Tsunami warning as 7.9 magnitude earthquake strikes off Papua New Guinea coast

Alert issued after quake strikes Bougainville Island in the Pacific Ocean

Caroline Mortimer
Sunday 22 January 2017 09:12 GMT
The earthquake struck the island of Bourgainville at 4:30am local time
The earthquake struck the island of Bourgainville at 4:30am local time (EPA)

A 7.9 magnitude earthquake has struck off the east coast of Papua New Guinea near the Solomon Islands.

The quake struck the Papua New Guinean island of Bougainville on the border with the Solomon Islands at around 4:30am local time at a depth of 131 miles.

The Pacific Tsunami Warning Center initially warned that waves of up to a metre above tide level could strike several coasts along the islands but it said the threat has now passed.

An additional warning was issued to Australia, Samoa, New Zealand, Indonesia, Tonga, New Caledonia and several smaller surrounding islands for smaller waves of up to 0.3 metres above tide level.

The size of the quake was also downgraded to 7.9 magnitude following initially reports of 8.0 and there were no reports of injury or damage.

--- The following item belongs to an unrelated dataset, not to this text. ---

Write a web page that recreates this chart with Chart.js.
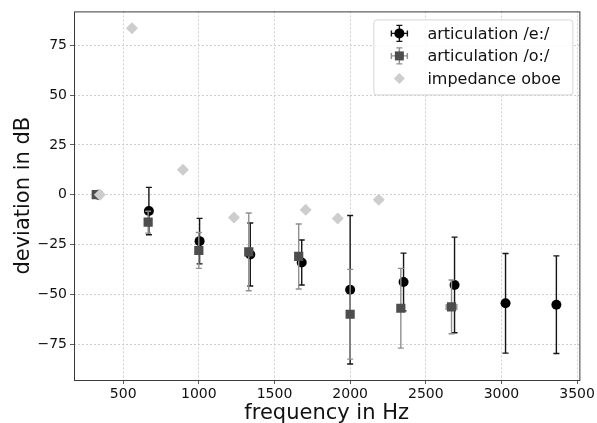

The greatest tsunami threat had been to Bougainville and that threat had passed without any report of a tsunami, Chris McKee, the assistant director of the Papua New Guinea Geophysical Observatory, said.

"I suspect that because of the great depth of the earthquake, there was probably no significant tsunami," Mr McKee said. He added that the area in which the earthquake struck was sparsely populated.

Solomons government official George Herming said he was not aware of any major tremors being felt in his country or any tsunami.

The countries are located in the Pacific's geologically active "Ring of Fire" – where large amounts of seismic activity occurs due to friction between tectonic plates.

Loti Yates, the director of the Solomon Islands National Disaster Management Office, said people had been told to move to higher ground in Choiseul and Western Province.

"That isn't the only fear we have," Yates told Reuters by phone from the capital of Honiara, adding that his office was trying to contact communities closest to the quake's epicentre. "We are also worried about damage from the earthquake."

Chris McKee, assistant director at PNG's Geophysical Observatory Office in Port Moresby, said there were no initial reports of damage from near the epicentre of the quake, which is sparsely populated.

"Because of the great depth of the earthquake it is unlikely that there will be any significant tsunami activity," McKee told Reuters.

Australia and New Zealand both said they had assessed the threat and there was no danger to their coastlines.

Bougainville Island is one of the islands that make up the Autonomous Region of Bougainville within Papua New Guinea(PNG) which is home to around 300,000 people.